Create a scatterplot of body mass and flipper length

ggplot(
    data = penguins,
    aes(x = body_mass_g, y = flipper_length_mm)
  ) +
  geom_point()

Here we specify that the x coordinate represents the body mass, while the y coordinate represents the flipper length. The geom_point() function is then used to add points to the plot, with each point representing a single observation in the dataset.

This plot shows that there is a positive relationship between body mass and flipper length, with larger penguins having longer flipper lengths. We can also try exploring other variables in the dataset, such as the bill length and depth. Try changing the x and y variables in the code above to see what you find! For reference, here is a list of the variables in the dataset:

## [1] "species"           "island"            "bill_length_mm"   
## [4] "bill_depth_mm"     "flipper_length_mm" "body_mass_g"      
## [7] "sex"               "year"

Adding additional information to the plot

So far, we have created a scatter plot that shows the relationship between body mass and flipper length for all penguins in the dataset. However, what if there are different relationships between these variables for different species of penguins? To address this issue, we can use color, size, and shape to add additional information to the plot. For example, we can use color to indicate the species of the penguins:

ggplot(
    data = penguins,
    aes(x = body_mass_g, y = flipper_length_mm, color = species)
  ) +
  geom_point()

Here we add the color = species argument to the aes() function, which tells ggplot() to use the species variable to determine the color of each point on the plot.

We can also use the size of points to indicate another variable in the dataset. For example, we can use size to indicate the bill depth of the penguins:

ggplot(
    data = penguins,
    aes(
      x = body_mass_g, y = flipper_length_mm,
      color = species, size = bill_depth_mm
    )
  ) +
  geom_point()

This code adds the size = bill_depth_mm argument to the aes() function, which tells ggplot() to use the bill_depth_mm variable to determine the size of each point on the plot.

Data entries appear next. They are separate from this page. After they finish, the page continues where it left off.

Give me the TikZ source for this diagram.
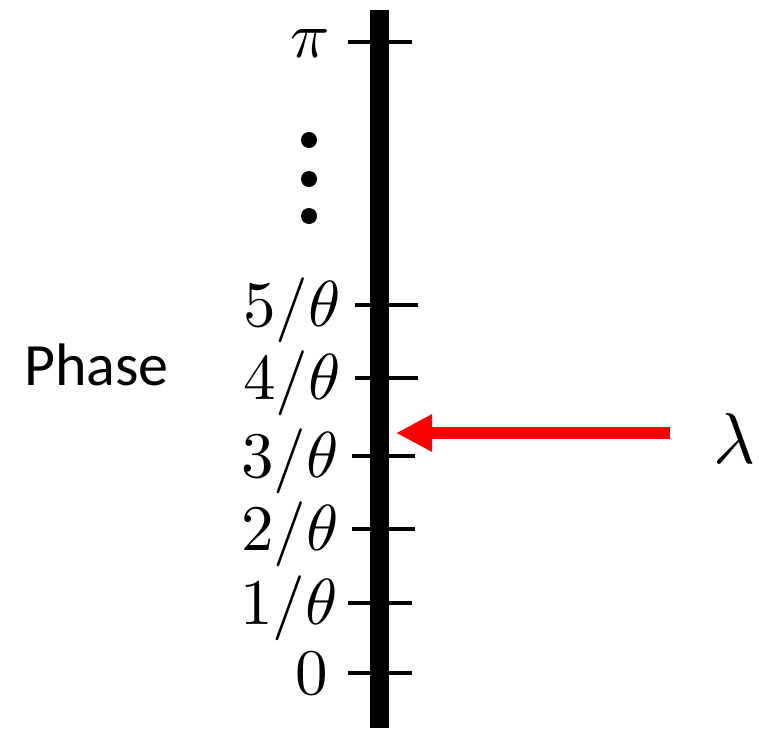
\documentclass[tikz,border=0pt]{standalone}
\usepackage{fontspec}
\usepackage{unicode-math}
\setmathfont{Latin Modern Math}
\newfontfamily\carlito{Carlito}
\usetikzlibrary{arrows.meta}
\begin{document}
\begin{tikzpicture}[x=1pt,y=-1pt,
  axisline/.style={line width=19pt},
  tickline/.style={line width=4.5pt},
  ticklabel/.style={anchor=base east,inner sep=0pt,font=\fontsize{65}{78}\selectfont},
  pointer/.style={red,line width=12pt,-{Triangle[length=36pt,width=35pt]}},
  dotmark/.style={circle,fill=black,inner sep=0pt,minimum size=16pt}]
\useasboundingbox (0,0) rectangle (759,731);
% axis
\coordinate (axtop) at (379,10);
\coordinate (axbot) at (379,728);
\draw[axisline] (axtop) -- (axbot);
% ticks
\coordinate (tpiL) at (348,42); \coordinate (tpiR) at (412,42);
\coordinate (t5L) at (355,305); \coordinate (t5R) at (418,305);
\coordinate (t4L) at (355,378); \coordinate (t4R) at (418,378);
\coordinate (t3L) at (352,456); \coordinate (t3R) at (415,456);
\coordinate (t2L) at (352,529); \coordinate (t2R) at (415,529);
\coordinate (t1L) at (348,603); \coordinate (t1R) at (412,603);
\coordinate (t0L) at (348,673); \coordinate (t0R) at (412,673);
\foreach \t in {pi,5,4,3,2,1,0}{\draw[tickline] (t\t L) -- (t\t R);}
% labels
\node[ticklabel] (lpi) at (329,57) {$\pi$};
\node[ticklabel] (l5) at (340,326) {$5/\theta$};
\node[ticklabel] (l4) at (340,399) {$4/\theta$};
\node[ticklabel] (l3) at (338,477) {$3/\theta$};
\node[ticklabel] (l2) at (338,550) {$2/\theta$};
\node[ticklabel] (l1) at (337,624) {$1/\theta$};
\node[ticklabel] (l0) at (328,694) {$0$};
% dots
\node[dotmark] (d1) at (309,140) {};
\node[dotmark] (d2) at (309,179) {};
\node[dotmark] (d3) at (309,216) {};
% phase
\node[anchor=base west,inner sep=0pt,font=\carlito\fontsize{60}{72}\selectfont] (phase) at (24,385) {Phase};
% lambda arrow
\coordinate (arrstart) at (670,433);
\coordinate (arrend) at (396,433);
\draw[pointer] (arrstart) -- (arrend);
\node[anchor=base west,inner sep=0pt,font=\fontsize{72}{86}\selectfont] (lam) at (713,463) {$\lambda$};
\end{tikzpicture}
\end{document}
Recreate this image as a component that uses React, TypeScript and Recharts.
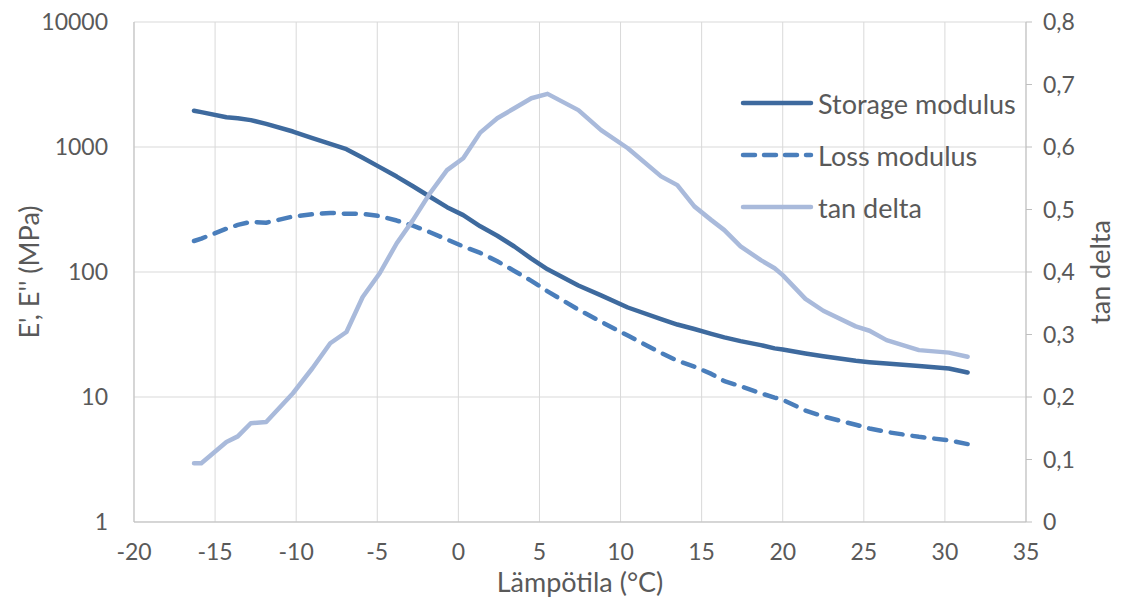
import React from 'react';
import { LineChart, Line, XAxis, YAxis, CartesianGrid, Label } from 'recharts';

const temps = [
  -16.3, -15.85, -14.3, -13.6, -12.8, -11.85, -10.2, -9.0, -7.9, -6.9, -5.9, -4.85, -3.8, -2.8,
  -1.75, -0.7, 0.3, 1.35, 2.4, 3.45, 4.5, 5.5, 7.4, 8.8, 10.45, 12.5, 13.5, 14.55, 15.6, 16.4,
  17.4, 18.65, 19.5, 20.0, 21.4, 22.5, 24.5, 25.35, 26.4, 28.4, 30.25, 31.4,
];

const storageModulus = [
  1950, 1900, 1730, 1700, 1640, 1530, 1330, 1180, 1060, 960, 820, 690, 580, 485,
  400, 330, 285, 232, 195, 160, 128, 105, 78, 65, 52, 42, 38, 35, 32, 30,
  28, 26, 24.5, 24, 22.3, 21.2, 19.5, 19, 18.5, 17.7, 16.9, 15.7,
];

const lossModulus = [
  177, 185, 222, 238, 252, 248, 278, 290, 297, 292, 292, 280, 258, 235,
  208, 182, 160, 142, 122, 102, 85, 70, 50, 40, 31, 22.5, 19.5, 17.5, 15.3, 13.4,
  12.2, 10.7, 9.9, 9.5, 7.8, 7.0, 6.0, 5.6, 5.25, 4.8, 4.5, 4.2,
];

const tanDelta = [
  0.094, 0.094, 0.128, 0.137, 0.158, 0.160, 0.206, 0.246, 0.286, 0.304, 0.360, 0.398, 0.446, 0.483,
  0.526, 0.563, 0.582, 0.623, 0.646, 0.662, 0.678, 0.685, 0.659, 0.627, 0.598, 0.553, 0.539, 0.505, 0.483, 0.467,
  0.441, 0.419, 0.406, 0.395, 0.357, 0.338, 0.313, 0.306, 0.291, 0.275, 0.271, 0.2645,
];

const xTicks = [-20, -15, -10, -5, 0, 5, 10, 15, 20, 25, 30, 35];
const leftTicks = [1, 10, 100, 1000, 10000];
const rightTicks = [0, 0.1, 0.2, 0.3, 0.4, 0.5, 0.6, 0.7, 0.8];

const seriesNames = ['Storage modulus', 'Loss modulus', 'tan delta'];
const COLORS = ['#3E6A9E', '#4A7EBB', '#A9BADB'];

const data = temps.map((t, i) => ({
  t,
  storage: storageModulus[i],
  loss: lossModulus[i],
  tan: tanDelta[i],
}));

const FONT = 'Lato, "Open Sans", sans-serif';
const TEXT = '#595959';
const tickStyle = { fill: TEXT, fontSize: 23, fontFamily: FONT };
const titleStyle = { fill: TEXT, fontSize: 27, fontFamily: FONT, textAnchor: 'middle' as const };

const LegendBox = () => (
  <div
    style={{
      position: 'absolute',
      left: 740,
      top: 77,
      fontFamily: FONT,
      color: TEXT,
      fontSize: 27,
      pointerEvents: 'none',
    }}
  >
    {seriesNames.map((name, i) => (
      <div key={name} style={{ display: 'flex', alignItems: 'center', height: 52 }}>
        <svg width={74} height={10} style={{ display: 'block' }}>
          <line
            x1={3}
            y1={5}
            x2={71}
            y2={5}
            stroke={COLORS[i]}
            strokeWidth={4.5}
            strokeLinecap="round"
            strokeDasharray={i === 1 ? '12 9' : undefined}
          />
        </svg>
        <span style={{ marginLeft: 4, whiteSpace: 'nowrap', lineHeight: 1 }}>{name}</span>
      </div>
    ))}
  </div>
);

export default function App() {
  return (
    <div style={{ position: 'absolute', left: 0, top: 0, width: 1122, height: 603, background: '#fff' }}>
      <LineChart
        width={1122}
        height={603}
        data={data}
        margin={{ top: 22, right: 0, bottom: 0, left: 0 }}
        style={{ fontFamily: FONT }}
      >
        <CartesianGrid stroke="#D9D9D9" strokeWidth={1} yAxisId="left" />
        <XAxis
          dataKey="t"
          type="number"
          domain={[-20, 35]}
          ticks={xTicks}
          interval={0}
          height={81}
          tickSize={0}
          tickMargin={22}
          tickLine={false}
          axisLine={{ stroke: '#BFBFBF', strokeWidth: 1 }}
          tick={tickStyle}
        >
          <Label value="Lämpötila (°C)" position="center" dy={20} style={titleStyle} />
        </XAxis>
        <YAxis
          yAxisId="left"
          scale="log"
          domain={[1, 10000]}
          allowDataOverflow
          ticks={leftTicks}
          interval={0}
          width={134}
          tickSize={0}
          tickMargin={26}
          tickLine={false}
          axisLine={{ stroke: '#BFBFBF', strokeWidth: 1 }}
          tick={tickStyle}
        >
          <Label value="E', E'' (MPa)" angle={-90} position="center" dx={-38} style={titleStyle} />
        </YAxis>
        <YAxis
          yAxisId="right"
          orientation="right"
          domain={[0, 0.8]}
          ticks={rightTicks}
          interval={0}
          width={96}
          tickSize={6}
          tickMargin={11}
          tickLine={{ stroke: '#BFBFBF' }}
          axisLine={{ stroke: '#BFBFBF', strokeWidth: 1 }}
          tick={{ ...tickStyle, textAnchor: 'start' }}
          tickFormatter={(v: number) => (v === 0 ? '0' : v.toFixed(1).replace('.', ','))}
        >
          <Label value="tan delta" angle={-90} position="center" dx={26} style={titleStyle} />
        </YAxis>
        <Line
          yAxisId="left"
          dataKey="storage"
          name={seriesNames[0]}
          stroke={COLORS[0]}
          strokeWidth={4.5}
          strokeLinecap="round"
          strokeLinejoin="round"
          dot={false}
          isAnimationActive={false}
        />
        <Line
          yAxisId="left"
          dataKey="loss"
          name={seriesNames[1]}
          stroke={COLORS[1]}
          strokeWidth={4.5}
          strokeDasharray="12 10"
          strokeLinecap="round"
          strokeLinejoin="round"
          dot={false}
          isAnimationActive={false}
        />
        <Line
          yAxisId="right"
          dataKey="tan"
          name={seriesNames[2]}
          stroke={COLORS[2]}
          strokeWidth={4.5}
          strokeLinecap="round"
          strokeLinejoin="round"
          dot={false}
          isAnimationActive={false}
        />
      </LineChart>
      <LegendBox />
    </div>
  );
}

This plot shows that there is some variation in bill depth within each species, but that Gentoo penguins tend to have the smallest bill depth.

Finally, we can use shape to add another dimension of categorical information to the plot. For example, we can use shape to indicate the sex of the penguins:

ggplot(data = penguins, aes(x = body_mass_g, y = flipper_length_mm, color = species, size = bill_depth_mm, shape = sex)) + 
  geom_point()

This code adds the shape = sex argument to the aes() function, which tells ggplot() to use the sex variable to determine the shape of each point on the plot. This plot shows that male and female penguins have different shapes, with triangles representing males and circles representing females. It also shows that there is some overlap between the sexes for each species, but that male penguins tend to have larger body mass, flipper length, and bill depth than female penguins for all three species.

Conclusion

In this tutorial, we learned how to use ggplot2 to create histograms, boxplots, and scatterplots. We also learned how to add additional information to our plots using color, size, and shape. These plots can be used to explore the distribution of a single variable, as well as the relationship between two variables.